Memo to the purveyors of "zero tolerance": YOU ARE DUMB.
For five years now, since Columbine, we've been arresting children for writing poetry. One of the first cases, in California, is set to go before the state Supreme Court. The most recent case happened right around here in Ramsey County. Students with criminal records because they wrote poems with dark or violent imagery, placed in police custody because of "vague, unspecific threats of violence".
ARRESTED. I mean, it's bad enough when the school system abuses its own disciplinary powers of suspension and expulsion to kick kids out of school for art supplies that exceed a certain sharpness, but bringing the criminal justice system into the picture over poetry?
I mean, yeah, we can all admit that high school poetry is a crime against aesthetics. Especially in these troubled times. Gone are the innocent days of yore when students would throw themselves into frenzies of gothy creation while listening to The Cure or Sisters of Mercy. Today's students are reaching back nostalgically for Creed's first album to fuel their adolescent angst. And that just ain't healthy. But it's also not a criminal offense. And if it were, shouldn't we be going after Scott Stapp?
OK, folks, let's try a little experiment in fake interactivity.
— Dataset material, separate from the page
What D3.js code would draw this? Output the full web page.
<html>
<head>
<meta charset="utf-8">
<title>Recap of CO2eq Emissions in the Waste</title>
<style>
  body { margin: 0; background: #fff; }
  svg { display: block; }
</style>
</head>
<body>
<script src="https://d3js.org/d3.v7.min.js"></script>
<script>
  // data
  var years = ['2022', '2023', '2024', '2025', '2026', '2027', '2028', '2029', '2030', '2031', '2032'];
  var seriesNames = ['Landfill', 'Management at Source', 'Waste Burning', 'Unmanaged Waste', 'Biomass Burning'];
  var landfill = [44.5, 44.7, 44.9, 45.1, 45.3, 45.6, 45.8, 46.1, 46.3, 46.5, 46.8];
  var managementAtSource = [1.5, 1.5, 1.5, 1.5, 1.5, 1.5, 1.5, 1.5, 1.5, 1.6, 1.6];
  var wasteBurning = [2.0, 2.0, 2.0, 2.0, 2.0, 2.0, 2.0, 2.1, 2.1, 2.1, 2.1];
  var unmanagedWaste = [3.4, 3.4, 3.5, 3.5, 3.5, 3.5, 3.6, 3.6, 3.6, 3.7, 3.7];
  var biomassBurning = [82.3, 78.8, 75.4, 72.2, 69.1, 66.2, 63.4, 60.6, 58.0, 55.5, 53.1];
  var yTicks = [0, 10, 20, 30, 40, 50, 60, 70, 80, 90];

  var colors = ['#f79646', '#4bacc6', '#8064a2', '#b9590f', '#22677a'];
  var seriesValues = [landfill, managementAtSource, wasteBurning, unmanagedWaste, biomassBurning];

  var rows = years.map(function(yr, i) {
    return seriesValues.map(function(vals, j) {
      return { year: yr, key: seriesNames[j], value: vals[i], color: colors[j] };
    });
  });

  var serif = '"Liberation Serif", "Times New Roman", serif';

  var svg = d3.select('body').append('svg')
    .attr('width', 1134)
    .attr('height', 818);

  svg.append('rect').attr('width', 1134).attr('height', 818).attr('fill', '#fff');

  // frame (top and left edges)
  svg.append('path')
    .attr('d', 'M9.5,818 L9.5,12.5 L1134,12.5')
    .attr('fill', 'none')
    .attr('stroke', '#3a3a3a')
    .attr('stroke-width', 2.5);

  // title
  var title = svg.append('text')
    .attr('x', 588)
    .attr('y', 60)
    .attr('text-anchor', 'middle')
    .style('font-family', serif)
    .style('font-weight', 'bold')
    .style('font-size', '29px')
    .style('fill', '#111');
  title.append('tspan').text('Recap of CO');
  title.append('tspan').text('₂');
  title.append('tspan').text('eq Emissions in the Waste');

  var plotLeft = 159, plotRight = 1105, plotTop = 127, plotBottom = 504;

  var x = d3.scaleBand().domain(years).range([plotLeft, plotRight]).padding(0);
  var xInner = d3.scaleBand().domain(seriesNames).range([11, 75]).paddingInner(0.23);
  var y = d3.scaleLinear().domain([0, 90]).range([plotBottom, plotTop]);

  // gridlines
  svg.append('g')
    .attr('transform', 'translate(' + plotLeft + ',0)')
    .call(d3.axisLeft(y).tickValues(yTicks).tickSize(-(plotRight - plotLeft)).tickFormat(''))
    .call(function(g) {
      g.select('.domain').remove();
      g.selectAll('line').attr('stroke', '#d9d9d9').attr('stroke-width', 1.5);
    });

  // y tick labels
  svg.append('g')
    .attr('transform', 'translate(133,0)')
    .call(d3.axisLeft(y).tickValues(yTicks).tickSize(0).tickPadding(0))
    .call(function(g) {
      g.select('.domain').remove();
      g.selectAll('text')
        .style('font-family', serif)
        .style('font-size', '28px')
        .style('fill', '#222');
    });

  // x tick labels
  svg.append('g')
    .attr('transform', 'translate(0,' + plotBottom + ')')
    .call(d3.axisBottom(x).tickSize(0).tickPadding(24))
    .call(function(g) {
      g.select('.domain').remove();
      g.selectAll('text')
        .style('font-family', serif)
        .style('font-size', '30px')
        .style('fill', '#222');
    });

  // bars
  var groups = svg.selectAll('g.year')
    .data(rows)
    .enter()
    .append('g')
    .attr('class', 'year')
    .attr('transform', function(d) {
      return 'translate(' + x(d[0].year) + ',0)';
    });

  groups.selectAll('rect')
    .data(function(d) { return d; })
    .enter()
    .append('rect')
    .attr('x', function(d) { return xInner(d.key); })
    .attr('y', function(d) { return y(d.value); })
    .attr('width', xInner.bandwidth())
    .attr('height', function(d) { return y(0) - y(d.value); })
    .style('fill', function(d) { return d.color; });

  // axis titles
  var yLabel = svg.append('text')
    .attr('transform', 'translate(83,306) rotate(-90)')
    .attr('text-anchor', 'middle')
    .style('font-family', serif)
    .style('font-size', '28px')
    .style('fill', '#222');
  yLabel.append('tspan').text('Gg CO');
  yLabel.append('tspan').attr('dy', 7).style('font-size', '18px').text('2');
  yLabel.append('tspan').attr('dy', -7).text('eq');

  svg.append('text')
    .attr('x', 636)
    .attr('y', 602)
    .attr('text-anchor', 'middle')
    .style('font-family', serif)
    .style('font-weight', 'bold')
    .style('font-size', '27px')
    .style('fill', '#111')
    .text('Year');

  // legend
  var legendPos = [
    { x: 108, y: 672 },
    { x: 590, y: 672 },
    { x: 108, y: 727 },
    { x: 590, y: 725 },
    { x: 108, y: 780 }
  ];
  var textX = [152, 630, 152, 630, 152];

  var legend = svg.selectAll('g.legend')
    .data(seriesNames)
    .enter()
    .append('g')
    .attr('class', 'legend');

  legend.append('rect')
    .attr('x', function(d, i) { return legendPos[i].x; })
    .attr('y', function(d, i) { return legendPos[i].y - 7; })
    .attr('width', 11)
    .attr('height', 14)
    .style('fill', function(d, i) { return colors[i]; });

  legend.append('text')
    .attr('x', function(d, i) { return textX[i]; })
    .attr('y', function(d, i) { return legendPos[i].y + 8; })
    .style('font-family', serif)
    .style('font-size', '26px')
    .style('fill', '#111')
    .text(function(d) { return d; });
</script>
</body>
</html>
Every single one of you reading this, raise your hand if, at any point during your school career, you did something, wrote something, or drew something that would have gotten your ass thrown in jail if it had been discovered today. OK. The three of you with your hands still down, WAIT SIX MONTHS.
Now, let's have everyone leave their hands up if they think that all this lockdown, metal detector, clear backpack, dress code, thought police bullshit has fundamentally improved the experience of being a high school student. No, just put your hands down. You don't need to run from the room screaming and setting random things on fire. You've made your point, and, in turn, made mine.
It's still Lord of the Flies in there, people. That hasn't changed. Hordes of little protobastards acting out their primal urges to gain and abuse whatever power they can manage while maintaining a B average. Hell, if the stories are true, the only thing getting our nation's students through each successive, relentless, horrible day is the non-stop oral sex.
Expecting kids to not have violent, dark thoughts anymore because you've placed an elaborate, authoritarian superstructure around them is patently insane. Doing so in the hopes that they'll just repress their violent, dark thoughts until graduation, letting you off the hook, just creates an entire generation of basket cases who'll keep the crime shows in new and interesting headlines for years to come.
And the worst part is, the absolute worst part, is that there's no single person or group of people to point to and say "it's your fault". Obviously, these policies come from the administration, from the system, but it's an administration that is terrified. Not just terrified of the kids, but terrified of what'll happen if some kid does show up, guns blazing, and it turns out he had a drawing of a tombstone in his Trapper Keeper. Ass-covering is Job One, and if that means criminalizing emotion while you extol the virtues of learning and knowledge, so be it.
Can't really blame the teachers. They're completely fucked. 'Cause the teachers are the idealists. They come into the schools full of inspiration, motivated to make a difference in the lives of their students, and once the system has inexorably crushed the last drop of that idealism out of them, they can finally move into administration. Until then, they're the ones that have to make the completely impossible call of predicting whether the snippet of free verse in the notebook means that Jimmy's already loaded the hunting rifle his dad bought him at Wal-Mart, or if it's just the inevitable venting caused by One Wedgie Too Many.
Parents don't want their kids to get shot in the face, and have an astonishingly difficult time seeing beyond "I don't want my kid shot in the face", and for the most part would rather see Jimmy of the Nth Wedgie thrown into jail if there's even the slightest chance he might do something. Which is a shame, but is, I suppose, understandable.
I could blame the media and the government, for, respectivly, sensationalizing and underfunding, but they're on the hook for so many other things right now that it almost doesn't seem fair.
It's almost enough to make you wish they'd blow the whole thing up and start over... hey, wait? What are you doing? I said "almost"! Somebody call the ACLU! Goddammit, that's what I get for watching that Smiths retrospective on VH1.